# The largest tin toy train(Maerklin)



## lotsasteam (Jan 3, 2008)

collection in the world 




Mr Bommer lives in Winterthur and started collecting tin toys as a boy!


----------



## harvey (Dec 30, 2008)

Wow, what a great video and what a fantastic collection of tin plate trains as well as boats. This video took me back to my time working in West Berlin in the 80's, I often traveled into east Berlin just to have a look around. On one visit I went into a department store and found lots of tin plate toys for sale, regrettably I didn't buy any, in hind sight I should have bought the lot. As it was I seemed to attract lots of curious onlookers who followed me around the store to see if I would buy anything. I'm sorry I disappointed them.
Thanks again for posting this.
Cheers.


----------



## riderdan (Jan 2, 2014)

harvey said:


> Wow, what a great video and what a fantastic collection of tin plate trains as well as boats. This video took me back to my time working in West Berlin in the 80's, I often traveled into east Berlin just to have a look around. On one visit I went into a department store and found lots of tin plate toys for sale, regrettably I didn't buy any, in hind sight I should have bought the lot. As it was I seemed to attract lots of curious onlookers who followed me around the store to see if I would buy anything. I'm sorry I disappointed them.
> Thanks again for posting this.
> Cheers.


Funny, I was thinking the same thing. I was there in 88 (I was stationed in Italy and my unit went to Berlin for training with the Berlin Brigade) and we went into East Berlin to that big "showplace" department store. I admired the trains (and bought a fur hat and East German flag as souvenirs) but didn't buy any. The next year when we were in Germany I went back to Berlin and I bought some Z scale trains at a store on the Kurfürstendamm.

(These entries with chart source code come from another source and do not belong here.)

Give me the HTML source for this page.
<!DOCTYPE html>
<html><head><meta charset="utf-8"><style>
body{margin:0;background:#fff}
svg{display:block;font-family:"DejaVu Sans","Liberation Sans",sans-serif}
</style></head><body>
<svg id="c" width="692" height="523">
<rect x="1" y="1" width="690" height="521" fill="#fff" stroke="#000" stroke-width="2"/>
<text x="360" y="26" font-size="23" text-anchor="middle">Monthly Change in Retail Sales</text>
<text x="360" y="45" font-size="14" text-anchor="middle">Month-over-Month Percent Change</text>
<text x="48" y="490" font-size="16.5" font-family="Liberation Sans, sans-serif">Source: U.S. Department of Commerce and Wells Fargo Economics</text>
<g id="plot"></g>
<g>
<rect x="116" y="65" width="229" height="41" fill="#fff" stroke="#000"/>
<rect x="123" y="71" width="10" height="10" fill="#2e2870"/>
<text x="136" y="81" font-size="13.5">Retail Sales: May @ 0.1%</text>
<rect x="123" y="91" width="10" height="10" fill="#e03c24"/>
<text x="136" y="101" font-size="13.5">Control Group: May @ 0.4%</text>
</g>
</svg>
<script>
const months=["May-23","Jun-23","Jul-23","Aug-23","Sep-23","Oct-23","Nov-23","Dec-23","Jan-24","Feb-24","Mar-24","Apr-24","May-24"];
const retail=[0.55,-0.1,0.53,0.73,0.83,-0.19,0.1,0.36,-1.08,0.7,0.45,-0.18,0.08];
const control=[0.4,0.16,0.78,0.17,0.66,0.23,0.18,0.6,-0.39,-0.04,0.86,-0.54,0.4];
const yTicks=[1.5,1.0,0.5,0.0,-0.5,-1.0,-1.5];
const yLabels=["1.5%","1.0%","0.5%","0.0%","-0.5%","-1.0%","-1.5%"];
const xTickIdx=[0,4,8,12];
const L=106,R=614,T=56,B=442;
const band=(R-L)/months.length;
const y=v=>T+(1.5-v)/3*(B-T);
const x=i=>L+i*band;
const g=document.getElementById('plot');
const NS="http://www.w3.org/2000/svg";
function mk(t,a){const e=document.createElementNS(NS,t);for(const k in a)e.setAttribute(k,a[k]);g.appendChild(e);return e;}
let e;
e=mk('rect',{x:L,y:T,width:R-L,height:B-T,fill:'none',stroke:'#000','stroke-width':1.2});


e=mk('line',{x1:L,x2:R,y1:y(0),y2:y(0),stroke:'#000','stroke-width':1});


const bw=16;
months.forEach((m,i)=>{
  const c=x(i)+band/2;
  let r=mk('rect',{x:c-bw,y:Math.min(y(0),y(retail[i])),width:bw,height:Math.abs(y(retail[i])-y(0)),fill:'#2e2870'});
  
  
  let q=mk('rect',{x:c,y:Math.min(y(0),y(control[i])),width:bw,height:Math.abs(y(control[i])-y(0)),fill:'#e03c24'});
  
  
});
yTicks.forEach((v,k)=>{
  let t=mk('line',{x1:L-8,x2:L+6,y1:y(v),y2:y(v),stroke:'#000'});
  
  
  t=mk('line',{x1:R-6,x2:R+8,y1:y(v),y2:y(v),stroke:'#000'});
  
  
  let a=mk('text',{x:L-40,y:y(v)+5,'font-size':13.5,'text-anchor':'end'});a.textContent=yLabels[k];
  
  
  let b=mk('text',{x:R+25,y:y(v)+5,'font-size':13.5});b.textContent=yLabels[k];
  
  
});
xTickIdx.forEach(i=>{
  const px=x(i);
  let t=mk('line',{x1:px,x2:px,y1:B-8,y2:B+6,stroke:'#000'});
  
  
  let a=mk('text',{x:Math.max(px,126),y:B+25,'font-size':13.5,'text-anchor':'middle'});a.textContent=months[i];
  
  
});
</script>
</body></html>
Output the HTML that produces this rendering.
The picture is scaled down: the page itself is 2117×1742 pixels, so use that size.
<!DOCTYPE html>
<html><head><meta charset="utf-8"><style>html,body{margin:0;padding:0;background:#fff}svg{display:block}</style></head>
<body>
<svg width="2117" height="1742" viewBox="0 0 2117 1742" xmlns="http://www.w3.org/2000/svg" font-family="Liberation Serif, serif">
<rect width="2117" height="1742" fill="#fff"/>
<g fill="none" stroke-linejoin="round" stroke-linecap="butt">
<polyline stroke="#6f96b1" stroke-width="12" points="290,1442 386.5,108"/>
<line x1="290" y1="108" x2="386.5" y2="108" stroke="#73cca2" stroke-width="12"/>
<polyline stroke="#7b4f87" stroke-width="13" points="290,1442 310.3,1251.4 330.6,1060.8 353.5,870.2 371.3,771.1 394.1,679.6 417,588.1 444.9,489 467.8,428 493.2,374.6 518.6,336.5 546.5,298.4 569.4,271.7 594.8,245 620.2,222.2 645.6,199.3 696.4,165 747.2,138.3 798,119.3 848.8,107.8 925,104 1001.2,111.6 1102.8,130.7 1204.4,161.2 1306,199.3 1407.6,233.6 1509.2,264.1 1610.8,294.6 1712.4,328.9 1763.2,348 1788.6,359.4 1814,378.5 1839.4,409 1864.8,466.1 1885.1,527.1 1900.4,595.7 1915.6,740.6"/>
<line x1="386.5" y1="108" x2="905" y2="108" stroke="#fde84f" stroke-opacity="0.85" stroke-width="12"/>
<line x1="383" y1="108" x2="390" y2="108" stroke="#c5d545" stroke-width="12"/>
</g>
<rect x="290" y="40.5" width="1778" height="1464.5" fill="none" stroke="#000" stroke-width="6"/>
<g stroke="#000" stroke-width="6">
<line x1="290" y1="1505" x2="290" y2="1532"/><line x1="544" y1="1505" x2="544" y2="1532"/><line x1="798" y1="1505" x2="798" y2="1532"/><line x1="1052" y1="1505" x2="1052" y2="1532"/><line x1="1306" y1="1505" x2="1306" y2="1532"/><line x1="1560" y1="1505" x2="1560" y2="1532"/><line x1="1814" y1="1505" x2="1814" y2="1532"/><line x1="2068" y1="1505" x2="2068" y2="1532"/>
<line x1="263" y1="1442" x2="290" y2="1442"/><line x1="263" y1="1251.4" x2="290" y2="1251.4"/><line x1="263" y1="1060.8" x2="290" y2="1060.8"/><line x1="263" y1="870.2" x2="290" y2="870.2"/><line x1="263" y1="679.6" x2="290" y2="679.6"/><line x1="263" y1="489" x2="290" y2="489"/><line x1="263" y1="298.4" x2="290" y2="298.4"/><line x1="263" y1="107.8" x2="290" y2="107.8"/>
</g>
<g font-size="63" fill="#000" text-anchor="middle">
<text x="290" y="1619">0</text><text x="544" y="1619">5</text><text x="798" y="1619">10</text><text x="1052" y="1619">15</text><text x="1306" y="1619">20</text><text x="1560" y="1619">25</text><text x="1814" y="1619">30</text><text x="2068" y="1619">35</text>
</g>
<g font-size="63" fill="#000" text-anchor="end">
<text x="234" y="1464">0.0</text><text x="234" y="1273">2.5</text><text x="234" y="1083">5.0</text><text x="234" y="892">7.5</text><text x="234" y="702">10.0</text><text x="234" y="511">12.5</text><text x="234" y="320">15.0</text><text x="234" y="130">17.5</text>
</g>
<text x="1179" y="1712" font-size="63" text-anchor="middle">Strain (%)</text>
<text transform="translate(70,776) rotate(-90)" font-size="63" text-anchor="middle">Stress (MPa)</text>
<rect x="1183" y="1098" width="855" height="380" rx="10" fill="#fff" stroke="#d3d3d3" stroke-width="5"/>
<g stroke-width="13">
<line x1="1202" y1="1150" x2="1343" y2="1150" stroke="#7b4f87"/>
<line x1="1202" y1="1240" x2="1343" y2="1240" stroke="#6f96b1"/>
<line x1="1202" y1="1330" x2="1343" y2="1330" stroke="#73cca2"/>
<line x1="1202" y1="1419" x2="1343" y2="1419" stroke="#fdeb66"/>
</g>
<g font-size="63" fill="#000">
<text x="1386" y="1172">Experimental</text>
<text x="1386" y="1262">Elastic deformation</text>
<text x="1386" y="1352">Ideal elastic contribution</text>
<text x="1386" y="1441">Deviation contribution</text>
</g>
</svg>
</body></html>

That's a really nice collection of tin. I'm not really into tinplate trains, but some of those would definitely be cool to have.


----------



## derPeter (Dec 26, 2010)

Hallo,
some sad info about, the NZZ-docu was made 2005 and Dr. Alois Bommer died 4 years later at end of 2009, dont know what happened about the collection..

greetings derPeter


----------



## CliffyJ (Apr 29, 2009)

Great video, thanks. It looks like the collection (or at least some of it) is now here:

http://www.technorama.ch/ausstellung/spielzeug-eisenbahnen/

You may have to click the "translate" function.


----------